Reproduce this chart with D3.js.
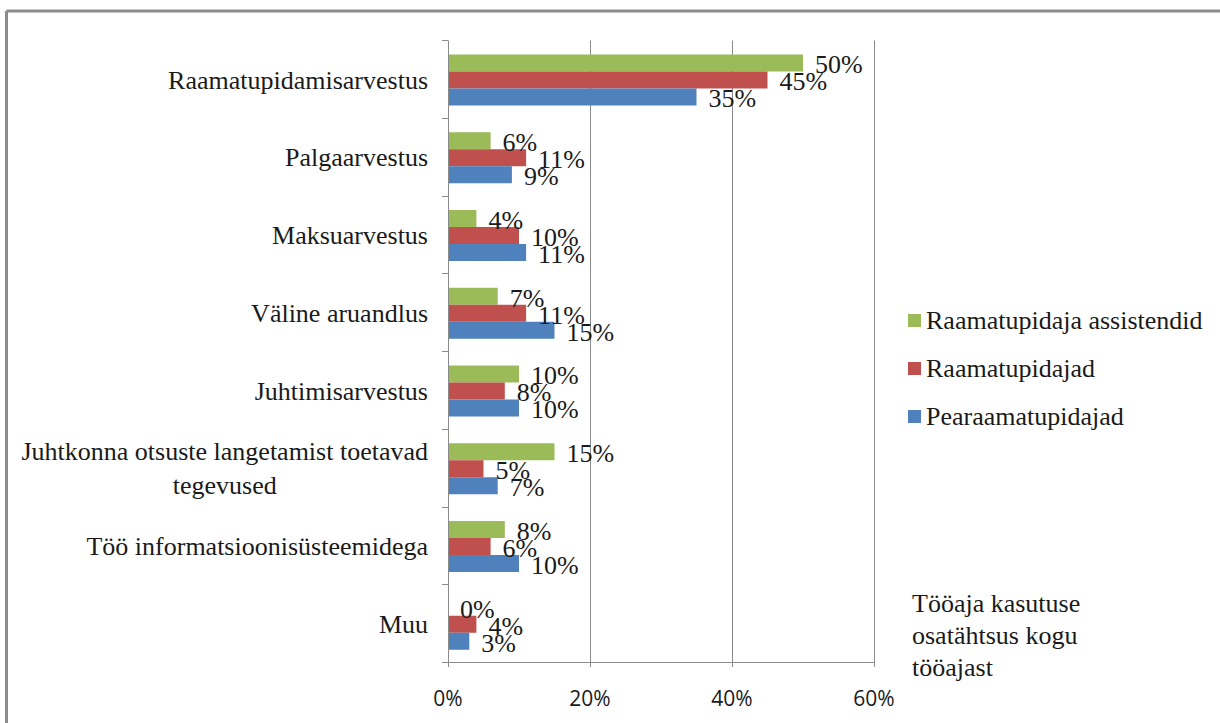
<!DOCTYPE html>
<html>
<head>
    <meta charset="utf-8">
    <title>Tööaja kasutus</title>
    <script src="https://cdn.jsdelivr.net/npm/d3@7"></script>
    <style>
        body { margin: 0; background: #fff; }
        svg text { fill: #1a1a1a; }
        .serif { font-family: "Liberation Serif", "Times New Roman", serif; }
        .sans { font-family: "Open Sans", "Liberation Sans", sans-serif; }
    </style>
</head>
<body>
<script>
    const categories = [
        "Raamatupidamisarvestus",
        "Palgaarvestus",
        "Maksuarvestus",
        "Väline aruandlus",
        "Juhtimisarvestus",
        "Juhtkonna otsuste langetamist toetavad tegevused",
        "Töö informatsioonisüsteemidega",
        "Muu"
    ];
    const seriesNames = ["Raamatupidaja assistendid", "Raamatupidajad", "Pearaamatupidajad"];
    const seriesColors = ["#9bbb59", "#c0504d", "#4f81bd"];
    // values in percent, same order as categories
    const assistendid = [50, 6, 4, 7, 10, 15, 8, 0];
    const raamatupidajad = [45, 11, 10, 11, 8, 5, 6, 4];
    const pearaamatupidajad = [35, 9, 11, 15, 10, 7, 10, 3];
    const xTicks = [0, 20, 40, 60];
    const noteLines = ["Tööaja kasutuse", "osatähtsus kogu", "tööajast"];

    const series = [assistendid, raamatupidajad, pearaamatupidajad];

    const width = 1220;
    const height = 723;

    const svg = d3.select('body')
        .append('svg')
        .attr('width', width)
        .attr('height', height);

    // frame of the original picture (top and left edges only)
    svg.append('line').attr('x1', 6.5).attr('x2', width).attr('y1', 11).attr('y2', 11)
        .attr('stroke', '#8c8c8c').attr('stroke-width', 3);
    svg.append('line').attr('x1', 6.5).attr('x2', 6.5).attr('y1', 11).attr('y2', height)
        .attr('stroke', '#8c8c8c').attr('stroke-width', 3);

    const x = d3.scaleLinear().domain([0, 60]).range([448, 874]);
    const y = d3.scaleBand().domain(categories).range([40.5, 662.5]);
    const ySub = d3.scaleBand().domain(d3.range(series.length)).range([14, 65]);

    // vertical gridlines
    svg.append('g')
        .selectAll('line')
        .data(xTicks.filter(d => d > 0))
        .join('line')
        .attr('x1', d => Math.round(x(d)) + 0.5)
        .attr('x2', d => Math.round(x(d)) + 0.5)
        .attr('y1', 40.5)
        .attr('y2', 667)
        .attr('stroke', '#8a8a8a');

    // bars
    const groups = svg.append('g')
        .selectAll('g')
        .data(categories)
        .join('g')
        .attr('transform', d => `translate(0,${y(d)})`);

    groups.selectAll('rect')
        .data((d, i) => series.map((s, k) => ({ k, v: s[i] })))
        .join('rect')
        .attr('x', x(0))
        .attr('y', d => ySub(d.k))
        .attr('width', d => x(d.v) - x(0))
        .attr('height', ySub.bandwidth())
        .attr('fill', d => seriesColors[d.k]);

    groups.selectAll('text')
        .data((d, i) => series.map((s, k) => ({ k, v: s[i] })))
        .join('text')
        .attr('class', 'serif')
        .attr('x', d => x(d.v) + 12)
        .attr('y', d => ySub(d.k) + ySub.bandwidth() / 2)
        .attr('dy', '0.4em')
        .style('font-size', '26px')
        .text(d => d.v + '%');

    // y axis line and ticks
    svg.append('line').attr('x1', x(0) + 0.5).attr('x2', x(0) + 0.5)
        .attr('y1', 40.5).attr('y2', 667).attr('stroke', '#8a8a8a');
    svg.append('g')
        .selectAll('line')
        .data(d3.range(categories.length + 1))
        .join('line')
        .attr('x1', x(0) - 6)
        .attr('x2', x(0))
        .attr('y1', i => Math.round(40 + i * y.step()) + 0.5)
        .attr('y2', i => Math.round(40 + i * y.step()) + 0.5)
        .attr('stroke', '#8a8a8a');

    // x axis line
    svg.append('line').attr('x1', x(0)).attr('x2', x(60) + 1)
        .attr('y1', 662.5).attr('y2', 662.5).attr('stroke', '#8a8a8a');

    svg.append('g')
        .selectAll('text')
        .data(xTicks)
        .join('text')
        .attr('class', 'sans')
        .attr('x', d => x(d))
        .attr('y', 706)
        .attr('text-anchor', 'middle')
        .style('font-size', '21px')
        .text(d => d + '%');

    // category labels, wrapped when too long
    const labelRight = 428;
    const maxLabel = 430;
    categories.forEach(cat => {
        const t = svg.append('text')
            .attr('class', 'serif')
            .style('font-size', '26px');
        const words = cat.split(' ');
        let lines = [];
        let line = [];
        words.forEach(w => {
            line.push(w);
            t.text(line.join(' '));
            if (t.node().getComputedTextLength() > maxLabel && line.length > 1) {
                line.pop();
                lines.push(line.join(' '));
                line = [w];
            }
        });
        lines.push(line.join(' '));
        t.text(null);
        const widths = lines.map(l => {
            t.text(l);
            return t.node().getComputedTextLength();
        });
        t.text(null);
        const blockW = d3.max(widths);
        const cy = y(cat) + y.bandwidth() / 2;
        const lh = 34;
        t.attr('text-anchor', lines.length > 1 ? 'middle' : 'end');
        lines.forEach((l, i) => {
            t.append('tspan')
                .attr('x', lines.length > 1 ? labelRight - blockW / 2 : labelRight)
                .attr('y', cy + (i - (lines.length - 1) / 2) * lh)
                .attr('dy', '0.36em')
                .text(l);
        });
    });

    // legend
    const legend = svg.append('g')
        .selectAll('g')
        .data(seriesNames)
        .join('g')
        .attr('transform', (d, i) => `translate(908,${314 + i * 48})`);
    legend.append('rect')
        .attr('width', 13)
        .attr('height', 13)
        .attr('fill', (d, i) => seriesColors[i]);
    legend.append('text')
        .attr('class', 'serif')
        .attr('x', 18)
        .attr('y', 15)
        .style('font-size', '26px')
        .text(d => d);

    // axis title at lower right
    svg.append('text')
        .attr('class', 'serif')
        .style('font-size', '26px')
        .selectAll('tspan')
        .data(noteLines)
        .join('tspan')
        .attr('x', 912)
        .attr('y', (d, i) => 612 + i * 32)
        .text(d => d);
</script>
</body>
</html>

──────

:: Instructions to follow ::
Copy the whole listing above word for word but do not carry over the pictures.

:: The output ::
Reproduce this chart with D3.js.
<!DOCTYPE html>
<html>
<head>
    <meta charset="utf-8">
    <title>Tööaja kasutus</title>
    <script src="https://cdn.jsdelivr.net/npm/d3@7"></script>
    <style>
        body { margin: 0; background: #fff; }
        svg text { fill: #1a1a1a; }
        .serif { font-family: "Liberation Serif", "Times New Roman", serif; }
        .sans { font-family: "Open Sans", "Liberation Sans", sans-serif; }
    </style>
</head>
<body>
<script>
    const categories = [
        "Raamatupidamisarvestus",
        "Palgaarvestus",
        "Maksuarvestus",
        "Väline aruandlus",
        "Juhtimisarvestus",
        "Juhtkonna otsuste langetamist toetavad tegevused",
        "Töö informatsioonisüsteemidega",
        "Muu"
    ];
    const seriesNames = ["Raamatupidaja assistendid", "Raamatupidajad", "Pearaamatupidajad"];
    const seriesColors = ["#9bbb59", "#c0504d", "#4f81bd"];
    // values in percent, same order as categories
    const assistendid = [50, 6, 4, 7, 10, 15, 8, 0];
    const raamatupidajad = [45, 11, 10, 11, 8, 5, 6, 4];
    const pearaamatupidajad = [35, 9, 11, 15, 10, 7, 10, 3];
    const xTicks = [0, 20, 40, 60];
    const noteLines = ["Tööaja kasutuse", "osatähtsus kogu", "tööajast"];

    const series = [assistendid, raamatupidajad, pearaamatupidajad];

    const width = 1220;
    const height = 723;

    const svg = d3.select('body')
        .append('svg')
        .attr('width', width)
        .attr('height', height);

    // frame of the original picture (top and left edges only)
    svg.append('line').attr('x1', 6.5).attr('x2', width).attr('y1', 11).attr('y2', 11)
        .attr('stroke', '#8c8c8c').attr('stroke-width', 3);
    svg.append('line').attr('x1', 6.5).attr('x2', 6.5).attr('y1', 11).attr('y2', height)
        .attr('stroke', '#8c8c8c').attr('stroke-width', 3);

    const x = d3.scaleLinear().domain([0, 60]).range([448, 874]);
    const y = d3.scaleBand().domain(categories).range([40.5, 662.5]);
    const ySub = d3.scaleBand().domain(d3.range(series.length)).range([14, 65]);

    // vertical gridlines
    svg.append('g')
        .selectAll('line')
        .data(xTicks.filter(d => d > 0))
        .join('line')
        .attr('x1', d => Math.round(x(d)) + 0.5)
        .attr('x2', d => Math.round(x(d)) + 0.5)
        .attr('y1', 40.5)
        .attr('y2', 667)
        .attr('stroke', '#8a8a8a');

    // bars
    const groups = svg.append('g')
        .selectAll('g')
        .data(categories)
        .join('g')
        .attr('transform', d => `translate(0,${y(d)})`);

    groups.selectAll('rect')
        .data((d, i) => series.map((s, k) => ({ k, v: s[i] })))
        .join('rect')
        .attr('x', x(0))
        .attr('y', d => ySub(d.k))
        .attr('width', d => x(d.v) - x(0))
        .attr('height', ySub.bandwidth())
        .attr('fill', d => seriesColors[d.k]);

    groups.selectAll('text')
        .data((d, i) => series.map((s, k) => ({ k, v: s[i] })))
        .join('text')
        .attr('class', 'serif')
        .attr('x', d => x(d.v) + 12)
        .attr('y', d => ySub(d.k) + ySub.bandwidth() / 2)
        .attr('dy', '0.4em')
        .style('font-size', '26px')
        .text(d => d.v + '%');

    // y axis line and ticks
    svg.append('line').attr('x1', x(0) + 0.5).attr('x2', x(0) + 0.5)
        .attr('y1', 40.5).attr('y2', 667).attr('stroke', '#8a8a8a');
    svg.append('g')
        .selectAll('line')
        .data(d3.range(categories.length + 1))
        .join('line')
        .attr('x1', x(0) - 6)
        .attr('x2', x(0))
        .attr('y1', i => Math.round(40 + i * y.step()) + 0.5)
        .attr('y2', i => Math.round(40 + i * y.step()) + 0.5)
        .attr('stroke', '#8a8a8a');

    // x axis line
    svg.append('line').attr('x1', x(0)).attr('x2', x(60) + 1)
        .attr('y1', 662.5).attr('y2', 662.5).attr('stroke', '#8a8a8a');

    svg.append('g')
        .selectAll('text')
        .data(xTicks)
        .join('text')
        .attr('class', 'sans')
        .attr('x', d => x(d))
        .attr('y', 706)
        .attr('text-anchor', 'middle')
        .style('font-size', '21px')
        .text(d => d + '%');

    // category labels, wrapped when too long
    const labelRight = 428;
    const maxLabel = 430;
    categories.forEach(cat => {
        const t = svg.append('text')
            .attr('class', 'serif')
            .style('font-size', '26px');
        const words = cat.split(' ');
        let lines = [];
        let line = [];
        words.forEach(w => {
            line.push(w);
            t.text(line.join(' '));
            if (t.node().getComputedTextLength() > maxLabel && line.length > 1) {
                line.pop();
                lines.push(line.join(' '));
                line = [w];
            }
        });
        lines.push(line.join(' '));
        t.text(null);
        const widths = lines.map(l => {
            t.text(l);
            return t.node().getComputedTextLength();
        });
        t.text(null);
        const blockW = d3.max(widths);
        const cy = y(cat) + y.bandwidth() / 2;
        const lh = 34;
        t.attr('text-anchor', lines.length > 1 ? 'middle' : 'end');
        lines.forEach((l, i) => {
            t.append('tspan')
                .attr('x', lines.length > 1 ? labelRight - blockW / 2 : labelRight)
                .attr('y', cy + (i - (lines.length - 1) / 2) * lh)
                .attr('dy', '0.36em')
                .text(l);
        });
    });

    // legend
    const legend = svg.append('g')
        .selectAll('g')
        .data(seriesNames)
        .join('g')
        .attr('transform', (d, i) => `translate(908,${314 + i * 48})`);
    legend.append('rect')
        .attr('width', 13)
        .attr('height', 13)
        .attr('fill', (d, i) => seriesColors[i]);
    legend.append('text')
        .attr('class', 'serif')
        .attr('x', 18)
        .attr('y', 15)
        .style('font-size', '26px')
        .text(d => d);

    // axis title at lower right
    svg.append('text')
        .attr('class', 'serif')
        .style('font-size', '26px')
        .selectAll('tspan')
        .data(noteLines)
        .join('tspan')
        .attr('x', 912)
        .attr('y', (d, i) => 612 + i * 32)
        .text(d => d);
</script>
</body>
</html>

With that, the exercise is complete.